------ Recorded information

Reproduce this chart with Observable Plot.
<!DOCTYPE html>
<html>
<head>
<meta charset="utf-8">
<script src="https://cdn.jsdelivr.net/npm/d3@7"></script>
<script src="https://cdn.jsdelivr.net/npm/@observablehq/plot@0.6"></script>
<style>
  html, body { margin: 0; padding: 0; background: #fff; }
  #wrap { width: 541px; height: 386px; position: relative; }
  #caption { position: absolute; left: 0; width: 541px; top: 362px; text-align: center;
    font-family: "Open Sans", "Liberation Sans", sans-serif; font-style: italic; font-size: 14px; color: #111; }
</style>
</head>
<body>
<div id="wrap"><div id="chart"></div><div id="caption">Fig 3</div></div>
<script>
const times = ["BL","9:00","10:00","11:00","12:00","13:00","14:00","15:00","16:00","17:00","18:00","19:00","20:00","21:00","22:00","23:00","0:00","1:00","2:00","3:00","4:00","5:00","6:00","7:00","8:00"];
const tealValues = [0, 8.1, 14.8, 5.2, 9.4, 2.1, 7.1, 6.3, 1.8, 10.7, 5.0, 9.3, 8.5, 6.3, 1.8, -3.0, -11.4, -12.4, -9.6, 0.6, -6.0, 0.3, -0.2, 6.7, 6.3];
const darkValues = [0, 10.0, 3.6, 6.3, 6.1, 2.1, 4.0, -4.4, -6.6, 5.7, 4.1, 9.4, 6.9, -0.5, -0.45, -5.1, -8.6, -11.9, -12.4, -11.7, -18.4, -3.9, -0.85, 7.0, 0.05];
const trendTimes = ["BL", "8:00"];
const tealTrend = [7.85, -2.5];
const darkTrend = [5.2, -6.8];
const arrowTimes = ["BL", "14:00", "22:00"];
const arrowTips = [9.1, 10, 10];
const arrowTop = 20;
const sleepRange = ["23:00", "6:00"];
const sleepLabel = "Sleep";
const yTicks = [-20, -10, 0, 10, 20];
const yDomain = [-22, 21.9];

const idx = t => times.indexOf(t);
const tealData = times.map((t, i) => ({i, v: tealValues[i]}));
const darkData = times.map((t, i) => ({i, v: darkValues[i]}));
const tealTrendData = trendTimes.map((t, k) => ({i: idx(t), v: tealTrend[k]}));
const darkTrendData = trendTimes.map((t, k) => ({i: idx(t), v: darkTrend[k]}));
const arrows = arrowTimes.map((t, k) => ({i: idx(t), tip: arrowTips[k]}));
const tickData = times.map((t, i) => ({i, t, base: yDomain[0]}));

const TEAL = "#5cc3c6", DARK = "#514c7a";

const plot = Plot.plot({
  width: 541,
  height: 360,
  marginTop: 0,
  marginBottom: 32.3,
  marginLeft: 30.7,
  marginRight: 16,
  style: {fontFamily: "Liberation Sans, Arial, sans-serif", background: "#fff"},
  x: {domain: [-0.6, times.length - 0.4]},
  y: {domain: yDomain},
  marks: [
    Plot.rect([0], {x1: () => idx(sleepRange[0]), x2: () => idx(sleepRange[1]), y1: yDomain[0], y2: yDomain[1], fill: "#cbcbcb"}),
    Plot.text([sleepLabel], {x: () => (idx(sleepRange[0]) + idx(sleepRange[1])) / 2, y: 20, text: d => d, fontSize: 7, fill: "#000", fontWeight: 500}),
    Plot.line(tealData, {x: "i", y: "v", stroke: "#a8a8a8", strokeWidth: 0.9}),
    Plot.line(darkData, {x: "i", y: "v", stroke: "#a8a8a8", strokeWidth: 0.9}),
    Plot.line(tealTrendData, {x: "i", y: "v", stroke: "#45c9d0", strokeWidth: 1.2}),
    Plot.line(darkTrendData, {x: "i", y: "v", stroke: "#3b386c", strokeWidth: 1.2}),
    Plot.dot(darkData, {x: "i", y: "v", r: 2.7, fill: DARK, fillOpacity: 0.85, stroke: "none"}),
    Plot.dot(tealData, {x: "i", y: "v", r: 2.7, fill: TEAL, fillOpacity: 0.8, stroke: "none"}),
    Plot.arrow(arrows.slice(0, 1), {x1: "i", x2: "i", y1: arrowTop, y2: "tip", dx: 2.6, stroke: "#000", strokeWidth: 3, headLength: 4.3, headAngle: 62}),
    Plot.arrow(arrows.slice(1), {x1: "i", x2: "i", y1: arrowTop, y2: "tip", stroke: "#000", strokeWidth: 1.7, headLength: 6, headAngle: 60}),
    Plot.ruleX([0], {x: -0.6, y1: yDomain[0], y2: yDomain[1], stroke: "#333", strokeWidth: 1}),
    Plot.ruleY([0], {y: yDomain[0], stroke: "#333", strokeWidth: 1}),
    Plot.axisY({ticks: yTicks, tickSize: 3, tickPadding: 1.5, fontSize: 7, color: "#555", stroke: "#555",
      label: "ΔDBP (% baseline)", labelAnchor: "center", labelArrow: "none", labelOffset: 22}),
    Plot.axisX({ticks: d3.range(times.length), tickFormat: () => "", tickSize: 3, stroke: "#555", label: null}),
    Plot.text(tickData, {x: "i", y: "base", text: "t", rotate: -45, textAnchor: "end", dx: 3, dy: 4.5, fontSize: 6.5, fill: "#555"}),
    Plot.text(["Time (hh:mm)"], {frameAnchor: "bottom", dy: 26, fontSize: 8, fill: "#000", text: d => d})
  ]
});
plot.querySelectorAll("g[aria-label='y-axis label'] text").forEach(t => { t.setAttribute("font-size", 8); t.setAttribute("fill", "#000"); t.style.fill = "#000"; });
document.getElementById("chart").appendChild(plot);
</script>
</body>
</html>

------------
------ Recorded information

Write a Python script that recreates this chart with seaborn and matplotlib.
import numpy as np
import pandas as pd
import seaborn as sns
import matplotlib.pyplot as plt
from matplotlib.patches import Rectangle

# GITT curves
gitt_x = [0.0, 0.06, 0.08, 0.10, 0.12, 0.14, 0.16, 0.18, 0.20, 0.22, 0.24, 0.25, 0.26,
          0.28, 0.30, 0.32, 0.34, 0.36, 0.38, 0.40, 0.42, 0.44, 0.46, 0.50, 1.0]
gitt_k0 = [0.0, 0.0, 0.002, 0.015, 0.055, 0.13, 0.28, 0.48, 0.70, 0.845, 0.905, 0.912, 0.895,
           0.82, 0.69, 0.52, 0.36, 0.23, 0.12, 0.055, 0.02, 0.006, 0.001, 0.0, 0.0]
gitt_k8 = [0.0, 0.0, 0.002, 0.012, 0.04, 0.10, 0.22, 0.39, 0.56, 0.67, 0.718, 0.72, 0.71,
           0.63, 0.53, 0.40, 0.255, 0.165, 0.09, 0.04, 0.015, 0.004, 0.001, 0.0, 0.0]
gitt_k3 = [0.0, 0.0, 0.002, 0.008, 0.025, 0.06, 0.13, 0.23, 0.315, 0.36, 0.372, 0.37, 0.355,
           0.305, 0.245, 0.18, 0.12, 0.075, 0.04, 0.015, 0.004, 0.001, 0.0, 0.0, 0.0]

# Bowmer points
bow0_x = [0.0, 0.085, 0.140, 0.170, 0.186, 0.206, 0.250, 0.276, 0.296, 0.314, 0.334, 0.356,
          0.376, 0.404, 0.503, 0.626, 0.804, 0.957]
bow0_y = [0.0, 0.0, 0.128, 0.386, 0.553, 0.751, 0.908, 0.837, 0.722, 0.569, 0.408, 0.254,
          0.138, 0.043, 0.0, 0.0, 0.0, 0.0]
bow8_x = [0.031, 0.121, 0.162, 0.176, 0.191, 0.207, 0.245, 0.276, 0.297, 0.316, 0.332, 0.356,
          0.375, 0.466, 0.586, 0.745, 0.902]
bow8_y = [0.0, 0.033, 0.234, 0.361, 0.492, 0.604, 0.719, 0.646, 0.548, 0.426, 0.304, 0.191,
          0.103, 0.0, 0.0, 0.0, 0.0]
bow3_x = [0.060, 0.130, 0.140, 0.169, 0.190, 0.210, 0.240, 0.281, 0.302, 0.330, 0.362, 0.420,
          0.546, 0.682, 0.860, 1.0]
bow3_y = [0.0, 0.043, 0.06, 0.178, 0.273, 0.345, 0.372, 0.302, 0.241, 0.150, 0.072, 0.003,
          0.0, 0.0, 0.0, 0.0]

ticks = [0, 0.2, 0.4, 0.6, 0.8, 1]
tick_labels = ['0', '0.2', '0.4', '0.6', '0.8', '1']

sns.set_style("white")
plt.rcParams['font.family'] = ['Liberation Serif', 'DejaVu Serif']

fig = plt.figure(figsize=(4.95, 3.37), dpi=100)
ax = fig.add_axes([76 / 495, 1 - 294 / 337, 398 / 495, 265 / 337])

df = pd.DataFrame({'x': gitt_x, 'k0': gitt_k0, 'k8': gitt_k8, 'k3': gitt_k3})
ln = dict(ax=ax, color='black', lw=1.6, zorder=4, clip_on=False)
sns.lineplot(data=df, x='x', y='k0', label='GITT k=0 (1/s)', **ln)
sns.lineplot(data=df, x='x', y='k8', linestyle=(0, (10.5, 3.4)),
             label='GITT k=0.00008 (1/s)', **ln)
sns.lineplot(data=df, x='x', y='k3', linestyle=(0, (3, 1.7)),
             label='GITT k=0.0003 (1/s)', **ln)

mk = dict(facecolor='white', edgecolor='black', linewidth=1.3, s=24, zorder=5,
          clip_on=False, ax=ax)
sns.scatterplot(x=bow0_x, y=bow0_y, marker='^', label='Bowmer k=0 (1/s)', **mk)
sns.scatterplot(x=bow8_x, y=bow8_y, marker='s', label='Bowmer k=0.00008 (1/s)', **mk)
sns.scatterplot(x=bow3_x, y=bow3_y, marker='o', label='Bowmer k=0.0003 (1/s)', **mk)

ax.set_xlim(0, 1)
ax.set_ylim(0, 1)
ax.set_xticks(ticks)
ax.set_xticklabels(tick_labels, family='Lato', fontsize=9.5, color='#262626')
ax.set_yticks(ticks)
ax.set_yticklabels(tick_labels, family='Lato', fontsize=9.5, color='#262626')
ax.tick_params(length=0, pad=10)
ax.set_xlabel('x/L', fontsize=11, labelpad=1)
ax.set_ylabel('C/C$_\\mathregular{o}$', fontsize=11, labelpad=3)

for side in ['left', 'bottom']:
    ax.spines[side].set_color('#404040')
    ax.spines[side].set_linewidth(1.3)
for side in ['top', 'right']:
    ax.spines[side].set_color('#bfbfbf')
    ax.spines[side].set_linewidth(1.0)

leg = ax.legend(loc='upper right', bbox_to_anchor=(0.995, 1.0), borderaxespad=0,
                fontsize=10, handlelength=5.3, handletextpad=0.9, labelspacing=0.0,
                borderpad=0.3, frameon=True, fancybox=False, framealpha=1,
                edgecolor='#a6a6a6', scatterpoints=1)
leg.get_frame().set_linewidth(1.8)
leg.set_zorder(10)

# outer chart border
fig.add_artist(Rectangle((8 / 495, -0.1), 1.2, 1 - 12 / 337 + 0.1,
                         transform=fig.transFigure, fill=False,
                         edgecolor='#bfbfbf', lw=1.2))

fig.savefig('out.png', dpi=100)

------------
------ Recorded information

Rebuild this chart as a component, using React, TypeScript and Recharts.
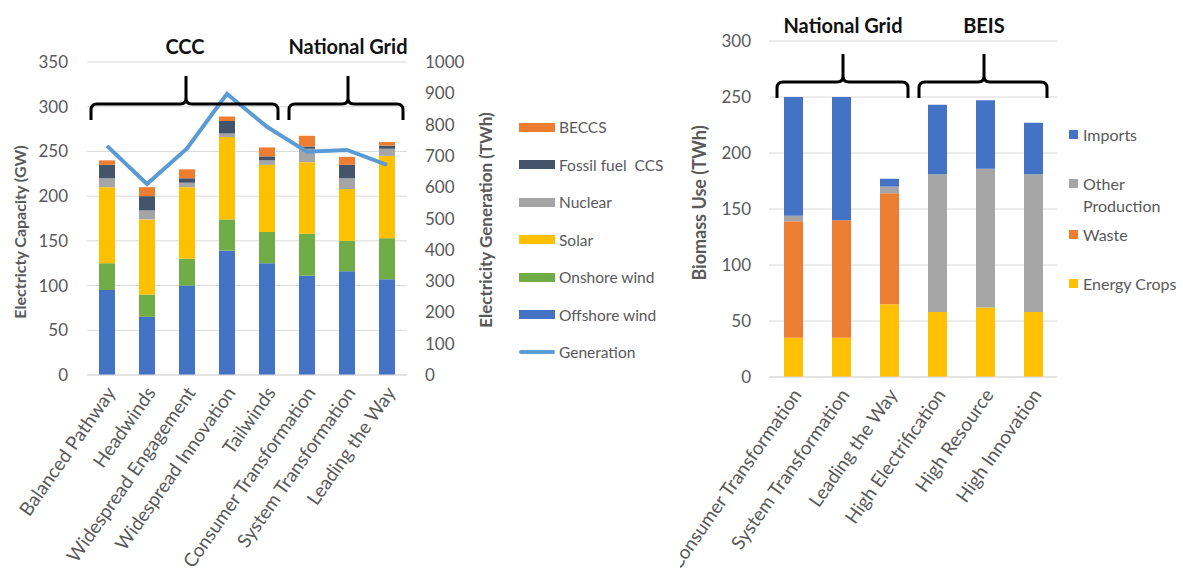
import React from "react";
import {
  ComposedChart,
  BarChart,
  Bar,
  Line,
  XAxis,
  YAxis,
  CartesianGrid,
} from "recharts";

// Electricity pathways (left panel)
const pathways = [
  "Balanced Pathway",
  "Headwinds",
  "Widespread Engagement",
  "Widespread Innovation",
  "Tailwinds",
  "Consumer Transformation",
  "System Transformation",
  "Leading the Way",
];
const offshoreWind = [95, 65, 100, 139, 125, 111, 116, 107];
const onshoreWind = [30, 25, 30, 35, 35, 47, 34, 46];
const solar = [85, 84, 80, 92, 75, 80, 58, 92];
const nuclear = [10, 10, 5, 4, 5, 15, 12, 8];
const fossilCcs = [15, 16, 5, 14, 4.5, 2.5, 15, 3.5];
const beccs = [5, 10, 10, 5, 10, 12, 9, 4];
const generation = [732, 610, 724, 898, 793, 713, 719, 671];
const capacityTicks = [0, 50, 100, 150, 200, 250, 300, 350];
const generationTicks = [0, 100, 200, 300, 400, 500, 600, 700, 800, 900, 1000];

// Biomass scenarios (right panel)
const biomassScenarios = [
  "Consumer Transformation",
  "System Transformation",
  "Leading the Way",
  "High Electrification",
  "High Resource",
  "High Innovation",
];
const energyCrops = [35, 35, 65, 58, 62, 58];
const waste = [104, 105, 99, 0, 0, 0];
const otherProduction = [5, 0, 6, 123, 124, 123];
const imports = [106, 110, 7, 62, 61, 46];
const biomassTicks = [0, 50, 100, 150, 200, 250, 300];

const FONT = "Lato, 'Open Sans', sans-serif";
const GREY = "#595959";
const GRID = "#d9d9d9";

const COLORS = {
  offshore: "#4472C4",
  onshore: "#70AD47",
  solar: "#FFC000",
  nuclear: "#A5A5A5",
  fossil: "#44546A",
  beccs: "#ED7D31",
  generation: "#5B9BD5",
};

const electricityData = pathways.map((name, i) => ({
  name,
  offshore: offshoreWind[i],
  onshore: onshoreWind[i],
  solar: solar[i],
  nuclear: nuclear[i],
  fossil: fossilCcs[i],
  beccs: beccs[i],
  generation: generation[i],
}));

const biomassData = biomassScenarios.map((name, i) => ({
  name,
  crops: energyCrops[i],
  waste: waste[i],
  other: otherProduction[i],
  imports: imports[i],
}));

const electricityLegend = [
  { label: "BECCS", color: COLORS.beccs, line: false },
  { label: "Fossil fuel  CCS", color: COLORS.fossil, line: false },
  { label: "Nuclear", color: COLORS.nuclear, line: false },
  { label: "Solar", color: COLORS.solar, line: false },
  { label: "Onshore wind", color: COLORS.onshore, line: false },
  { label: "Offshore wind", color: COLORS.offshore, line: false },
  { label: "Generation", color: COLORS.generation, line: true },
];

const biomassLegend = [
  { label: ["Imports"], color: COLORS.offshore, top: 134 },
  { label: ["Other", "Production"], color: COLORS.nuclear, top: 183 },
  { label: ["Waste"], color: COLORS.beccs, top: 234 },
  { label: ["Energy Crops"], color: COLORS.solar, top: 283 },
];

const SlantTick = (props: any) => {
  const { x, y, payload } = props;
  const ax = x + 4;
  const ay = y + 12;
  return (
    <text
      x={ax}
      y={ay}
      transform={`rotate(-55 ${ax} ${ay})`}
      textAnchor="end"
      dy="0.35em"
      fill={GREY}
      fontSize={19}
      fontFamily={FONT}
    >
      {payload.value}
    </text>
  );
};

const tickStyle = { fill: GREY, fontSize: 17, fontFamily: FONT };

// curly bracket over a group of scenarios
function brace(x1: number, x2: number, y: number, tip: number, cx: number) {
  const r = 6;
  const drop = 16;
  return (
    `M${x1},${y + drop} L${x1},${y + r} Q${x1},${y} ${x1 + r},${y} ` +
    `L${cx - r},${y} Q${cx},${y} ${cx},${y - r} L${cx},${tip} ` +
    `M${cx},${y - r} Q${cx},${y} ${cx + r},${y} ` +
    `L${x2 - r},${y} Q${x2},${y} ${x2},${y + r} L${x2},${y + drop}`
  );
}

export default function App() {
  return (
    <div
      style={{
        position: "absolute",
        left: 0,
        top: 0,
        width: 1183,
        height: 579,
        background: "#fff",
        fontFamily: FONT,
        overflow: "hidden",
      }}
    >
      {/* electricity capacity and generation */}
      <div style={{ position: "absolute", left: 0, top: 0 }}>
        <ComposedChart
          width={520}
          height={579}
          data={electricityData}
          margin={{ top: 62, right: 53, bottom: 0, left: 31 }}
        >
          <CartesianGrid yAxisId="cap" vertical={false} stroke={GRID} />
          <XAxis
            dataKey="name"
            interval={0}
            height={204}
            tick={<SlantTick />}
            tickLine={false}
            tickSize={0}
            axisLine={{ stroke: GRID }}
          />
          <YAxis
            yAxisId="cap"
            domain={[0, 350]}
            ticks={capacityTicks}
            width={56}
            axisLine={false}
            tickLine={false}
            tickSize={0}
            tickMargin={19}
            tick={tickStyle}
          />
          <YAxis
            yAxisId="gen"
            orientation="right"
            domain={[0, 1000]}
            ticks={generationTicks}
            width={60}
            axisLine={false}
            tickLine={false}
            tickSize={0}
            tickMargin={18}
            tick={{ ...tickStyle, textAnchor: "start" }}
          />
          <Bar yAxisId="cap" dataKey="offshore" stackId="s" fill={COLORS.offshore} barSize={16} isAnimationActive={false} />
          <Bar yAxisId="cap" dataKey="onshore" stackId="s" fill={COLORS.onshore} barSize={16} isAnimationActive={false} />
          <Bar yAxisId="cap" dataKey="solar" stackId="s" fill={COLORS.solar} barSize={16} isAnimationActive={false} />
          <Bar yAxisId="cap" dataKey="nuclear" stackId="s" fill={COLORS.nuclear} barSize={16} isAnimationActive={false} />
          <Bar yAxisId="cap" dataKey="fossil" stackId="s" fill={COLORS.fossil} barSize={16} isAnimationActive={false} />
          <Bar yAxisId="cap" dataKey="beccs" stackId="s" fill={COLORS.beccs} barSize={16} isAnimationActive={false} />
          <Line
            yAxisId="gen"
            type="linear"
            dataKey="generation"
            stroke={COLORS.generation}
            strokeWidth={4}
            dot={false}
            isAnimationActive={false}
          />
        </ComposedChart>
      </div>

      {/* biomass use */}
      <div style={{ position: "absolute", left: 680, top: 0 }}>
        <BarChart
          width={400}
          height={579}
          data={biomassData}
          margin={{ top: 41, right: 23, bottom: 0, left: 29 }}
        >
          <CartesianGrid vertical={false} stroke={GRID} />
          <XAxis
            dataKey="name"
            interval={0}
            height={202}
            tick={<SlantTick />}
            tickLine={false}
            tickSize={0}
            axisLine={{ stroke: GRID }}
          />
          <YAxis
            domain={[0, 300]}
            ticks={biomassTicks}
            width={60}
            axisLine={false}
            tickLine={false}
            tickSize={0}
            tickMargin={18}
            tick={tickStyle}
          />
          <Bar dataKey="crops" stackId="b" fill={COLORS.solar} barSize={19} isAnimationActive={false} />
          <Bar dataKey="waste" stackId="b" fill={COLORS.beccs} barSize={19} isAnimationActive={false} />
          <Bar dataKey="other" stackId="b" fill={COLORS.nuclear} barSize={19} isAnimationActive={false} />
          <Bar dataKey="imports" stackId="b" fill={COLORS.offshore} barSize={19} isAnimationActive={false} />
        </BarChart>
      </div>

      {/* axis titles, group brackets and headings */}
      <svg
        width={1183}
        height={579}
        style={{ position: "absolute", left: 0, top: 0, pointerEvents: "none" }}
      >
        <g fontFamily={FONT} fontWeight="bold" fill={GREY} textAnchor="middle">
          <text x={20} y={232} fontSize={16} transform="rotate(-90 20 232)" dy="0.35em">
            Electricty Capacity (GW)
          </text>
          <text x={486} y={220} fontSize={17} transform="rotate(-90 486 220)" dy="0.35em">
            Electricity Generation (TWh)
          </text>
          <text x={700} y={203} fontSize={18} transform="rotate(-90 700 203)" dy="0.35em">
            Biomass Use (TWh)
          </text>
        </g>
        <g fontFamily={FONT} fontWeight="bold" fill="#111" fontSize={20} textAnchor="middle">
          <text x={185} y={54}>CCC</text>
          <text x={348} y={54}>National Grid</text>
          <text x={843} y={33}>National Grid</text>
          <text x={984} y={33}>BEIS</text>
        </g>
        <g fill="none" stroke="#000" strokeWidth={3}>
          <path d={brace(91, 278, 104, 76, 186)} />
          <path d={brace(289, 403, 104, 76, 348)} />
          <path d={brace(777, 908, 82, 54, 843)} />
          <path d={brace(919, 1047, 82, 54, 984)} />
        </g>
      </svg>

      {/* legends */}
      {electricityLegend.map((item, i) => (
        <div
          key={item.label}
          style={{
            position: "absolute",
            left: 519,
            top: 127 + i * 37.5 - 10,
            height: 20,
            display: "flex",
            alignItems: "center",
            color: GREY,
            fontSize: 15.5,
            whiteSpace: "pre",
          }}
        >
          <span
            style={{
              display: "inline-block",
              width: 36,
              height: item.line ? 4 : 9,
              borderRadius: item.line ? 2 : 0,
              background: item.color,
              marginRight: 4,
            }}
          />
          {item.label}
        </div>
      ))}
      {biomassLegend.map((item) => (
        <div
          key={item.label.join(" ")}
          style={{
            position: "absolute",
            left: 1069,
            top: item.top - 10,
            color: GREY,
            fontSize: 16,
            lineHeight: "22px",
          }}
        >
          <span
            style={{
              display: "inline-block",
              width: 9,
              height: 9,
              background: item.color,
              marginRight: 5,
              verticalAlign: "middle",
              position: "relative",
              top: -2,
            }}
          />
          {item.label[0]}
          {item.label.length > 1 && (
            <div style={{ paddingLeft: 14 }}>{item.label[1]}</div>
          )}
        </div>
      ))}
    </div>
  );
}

------------

● **Aim**
Reproduce word for word the material above, beginning with the line that contains "Write a Python" and ending with the line that contains "0.001, 0.0, 0.0, 0.0]".

● **Response to this task**
Write a Python script that recreates this chart with seaborn and matplotlib.
import numpy as np
import pandas as pd
import seaborn as sns
import matplotlib.pyplot as plt
from matplotlib.patches import Rectangle

# GITT curves
gitt_x = [0.0, 0.06, 0.08, 0.10, 0.12, 0.14, 0.16, 0.18, 0.20, 0.22, 0.24, 0.25, 0.26,
          0.28, 0.30, 0.32, 0.34, 0.36, 0.38, 0.40, 0.42, 0.44, 0.46, 0.50, 1.0]
gitt_k0 = [0.0, 0.0, 0.002, 0.015, 0.055, 0.13, 0.28, 0.48, 0.70, 0.845, 0.905, 0.912, 0.895,
           0.82, 0.69, 0.52, 0.36, 0.23, 0.12, 0.055, 0.02, 0.006, 0.001, 0.0, 0.0]
gitt_k8 = [0.0, 0.0, 0.002, 0.012, 0.04, 0.10, 0.22, 0.39, 0.56, 0.67, 0.718, 0.72, 0.71,
           0.63, 0.53, 0.40, 0.255, 0.165, 0.09, 0.04, 0.015, 0.004, 0.001, 0.0, 0.0]
gitt_k3 = [0.0, 0.0, 0.002, 0.008, 0.025, 0.06, 0.13, 0.23, 0.315, 0.36, 0.372, 0.37, 0.355,
           0.305, 0.245, 0.18, 0.12, 0.075, 0.04, 0.015, 0.004, 0.001, 0.0, 0.0, 0.0]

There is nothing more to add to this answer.